In 2001, she successfully challenged the old boys' network by running for minority whip against the favored Rep. Steny H. Hoyer (Md.), because, she said, she saw "more of the same" ahead for Democrats.

She quickly consolidated her power, sending a strong message to those she saw as adversaries. "If someone is her enemy, she shuts them out. She closes them down," Murtha said.

Members took note when Pelosi gave $10,000 to former Democratic representative Lynn Nancy Rivers of Michigan, whom reapportionment had pitted against a Democratic lion of the House, John D. Dingell, who had voted for Hoyer. "She was with the people who supported her," said Miller, her friend.

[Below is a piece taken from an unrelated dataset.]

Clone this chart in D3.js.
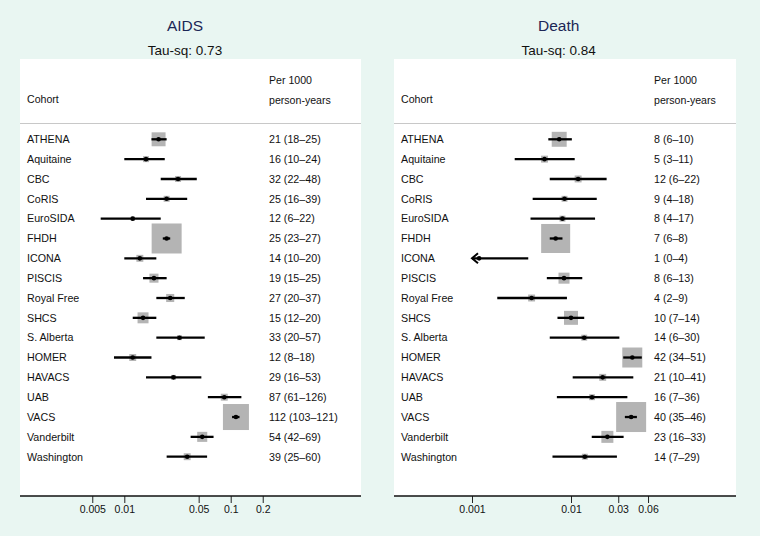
<!DOCTYPE html>
<html><head><meta charset="utf-8">
<script src="https://cdn.jsdelivr.net/npm/d3@7"></script>
<style>
body{margin:0;background:#e9f6f2;}
svg{display:block;font-family:"Liberation Sans",Arial,Helvetica,sans-serif;}
</style>
</head><body>
<svg id="c" width="760" height="536"></svg>
<script>
// ---------------- data ----------------
const cohorts = ["ATHENA","Aquitaine","CBC","CoRIS","EuroSIDA","FHDH","ICONA","PISCIS","Royal Free","SHCS","S. Alberta","HOMER","HAVACS","UAB","VACS","Vanderbilt","Washington"];

// AIDS, per 1000 person-years
const aidsEst    = [21,16,32,25,12,25,14,19,27,15,33,12,29,87,112,54,39];
const aidsLo     = [18,10,22,16,6,23,10,15,20,12,20,8,16,61,103,42,25];
const aidsHi     = [25,24,48,39,22,27,20,25,37,20,57,18,53,126,121,69,60];
const aidsWeight = [8.1,1.5,1.5,1.5,0.7,37.4,2.0,3.4,2.7,5.0,1.0,2.0,1.0,2.0,28.1,4.2,2.0];
const aidsLabels = ["21 (18–25)","16 (10–24)","32 (22–48)","25 (16–39)","12 (6–22)","25 (23–27)","14 (10–20)","19 (15–25)","27 (20–37)","15 (12–20)","33 (20–57)","12 (8–18)","29 (16–53)","87 (61–126)","112 (103–121)","54 (42–69)","39 (25–60)"];
const aidsTicks  = [0.005,0.01,0.05,0.1,0.2];

// Death, per 1000 person-years
const deathEst    = [7.6,5.4,11.8,8.6,8.2,7.0,1.18,8.5,4.0,10,13.6,41.6,20.9,16.3,40.5,23.3,13.8];
const deathLo     = [5.9,2.7,6.1,4.1,3.9,6.1,0,5.7,1.8,7.3,6.1,33.7,10.4,7.2,35,16.2,6.5];
const deathHi     = [10.2,10.9,22.9,18.2,17.5,8.2,3.7,13.0,9.1,13.6,30.8,51.9,42.6,37.1,46.3,34,29.1];
const deathWeight = [7.0,1.5,1.5,1.1,1.1,26.3,0,3.8,1.5,6.1,1.1,12.5,1.5,1.1,28.1,4.5,1.1];
const deathLabels = ["8 (6–10)","5 (3–11)","12 (6–22)","9 (4–18)","8 (4–17)","7 (6–8)","1 (0–4)","8 (6–13)","4 (2–9)","10 (7–14)","14 (6–30)","42 (34–51)","21 (10–41)","16 (7–36)","40 (35–46)","23 (16–33)","14 (7–29)"];
const deathTicks  = [0.001,0.01,0.03,0.06];

// ---------------- drawing ----------------
const svg = d3.select("#c");
const yRow = d3.scalePoint().domain(cohorts).range([139.3, 456.7]);
const panelTop = 59, axisY = 496;

function panel(cfg){
  const g = svg.append("g");
  const x = d3.scaleLog().domain(cfg.domain).range(cfg.range);
  const box = d3.scaleSqrt().domain([0, d3.max(cfg.weight)]).range([0, 30]);
  const rows = cohorts.map((c,i)=>({c, est:cfg.est[i]/1000, lo:cfg.lo[i]/1000, hi:cfg.hi[i]/1000, w:cfg.weight[i], lab:cfg.labels[i]}));

  g.append("rect").attr("x",cfg.x0).attr("y",panelTop).attr("width",cfg.x1-cfg.x0).attr("height",axisY-panelTop).attr("fill","#fff");

  g.append("text").attr("x",cfg.titleX).attr("y",31).attr("text-anchor","middle")
    .attr("font-size",15.5).attr("fill","#1c2656").text(cfg.title);
  g.append("text").attr("x",cfg.titleX).attr("y",54.5).attr("text-anchor","middle")
    .attr("font-size",13.5).attr("fill","#111").text(cfg.tau);

  g.append("text").attr("x",cfg.labelX).attr("y",103).attr("font-size",10.6).attr("fill","#111").text("Cohort");
  g.append("text").attr("x",cfg.valueX).attr("y",84).attr("font-size",10.6).attr("fill","#111").text("Per 1000");
  g.append("text").attr("x",cfg.valueX).attr("y",104).attr("font-size",10.6).attr("fill","#111").text("person-years");
  g.append("line").attr("x1",cfg.x0).attr("x2",cfg.x1).attr("y1",123.5).attr("y2",123.5)
    .attr("stroke","#c8c8c8").attr("stroke-width",1);

  const r = g.selectAll("g.row").data(rows).join("g").attr("class","row");
  r.append("text").attr("x",cfg.labelX).attr("y",d=>yRow(d.c)+3.8).attr("font-size",10.7).attr("fill","#111").text(d=>d.c);
  r.append("text").attr("x",cfg.valueX).attr("y",d=>yRow(d.c)+3.8).attr("font-size",10.7).attr("fill","#111").text(d=>d.lab);
  r.filter(d=>d.w>0).append("rect")
    .attr("x",d=>x(d.est)-box(d.w)/2).attr("y",d=>yRow(d.c)-box(d.w)/2)
    .attr("width",d=>box(d.w)).attr("height",d=>box(d.w)).attr("fill","#b4b4b4");
  r.append("line")
    .attr("x1",d=>d.lo>0 ? x(d.lo) : x(cfg.clip)).attr("x2",d=>x(d.hi))
    .attr("y1",d=>yRow(d.c)).attr("y2",d=>yRow(d.c))
    .attr("stroke","#000").attr("stroke-width",2.3);
  r.filter(d=>!(d.lo>0)).append("path")
    .attr("d",d=>{const t=x(cfg.clip), y=yRow(d.c); return `M${t+6},${y-5}L${t},${y}L${t+6},${y+5}`;})
    .attr("fill","none").attr("stroke","#000").attr("stroke-width",2);
  r.append("circle").attr("cx",d=>x(d.est)).attr("cy",d=>yRow(d.c)).attr("r",2.3).attr("fill","#000");

  const ax = g.append("g").attr("transform",`translate(0,${axisY})`)
    .call(d3.axisBottom(x).tickValues(cfg.ticks).tickFormat(d=>String(d)).tickSize(7).tickSizeOuter(0));
  ax.select(".domain").remove();
  ax.selectAll(".tick line").attr("stroke","#222");
  ax.selectAll(".tick text").attr("font-size",10.5).attr("fill","#111").attr("font-family","Liberation Sans, Arial, sans-serif");
  g.append("line").attr("x1",cfg.x0).attr("x2",cfg.x1).attr("y1",axisY).attr("y2",axisY)
    .attr("stroke","#111").attr("stroke-width",1.3);
}

panel({x0:20, x1:361, titleX:185, labelX:27, valueX:269, title:"AIDS", tau:"Tau-sq: 0.73",
  domain:[0.01,0.1], range:[124.3,230.7], clip:0.005,
  est:aidsEst, lo:aidsLo, hi:aidsHi, weight:aidsWeight, labels:aidsLabels, ticks:aidsTicks});
panel({x0:394, x1:736, titleX:558.7, labelX:401, valueX:654, title:"Death", tau:"Tau-sq: 0.84",
  domain:[0.001,0.01], range:[472,571], clip:0.001,
  est:deathEst, lo:deathLo, hi:deathHi, weight:deathWeight, labels:deathLabels, ticks:deathTicks});
</script>
</body></html>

Murtha and others said she never brought Hoyer into her circle, although he is her No. 2 in the House Democratic leadership. Hoyer said in an interview that "Nancy and I have worked very effectively together."

Pelosi said she holds no grudge against Hoyer, but members said there was no missing her intentions when she did not dissuade Murtha from challenging Hoyer for the No. 2 leadership post.

In describing her dealings with fellow Democrats, Pelosi said, "I expect a certain level of discipline when we have agreed on where we're going." Some members, she said, "mistake sometimes my courtesy for a lack of strength, and they ought not to do that."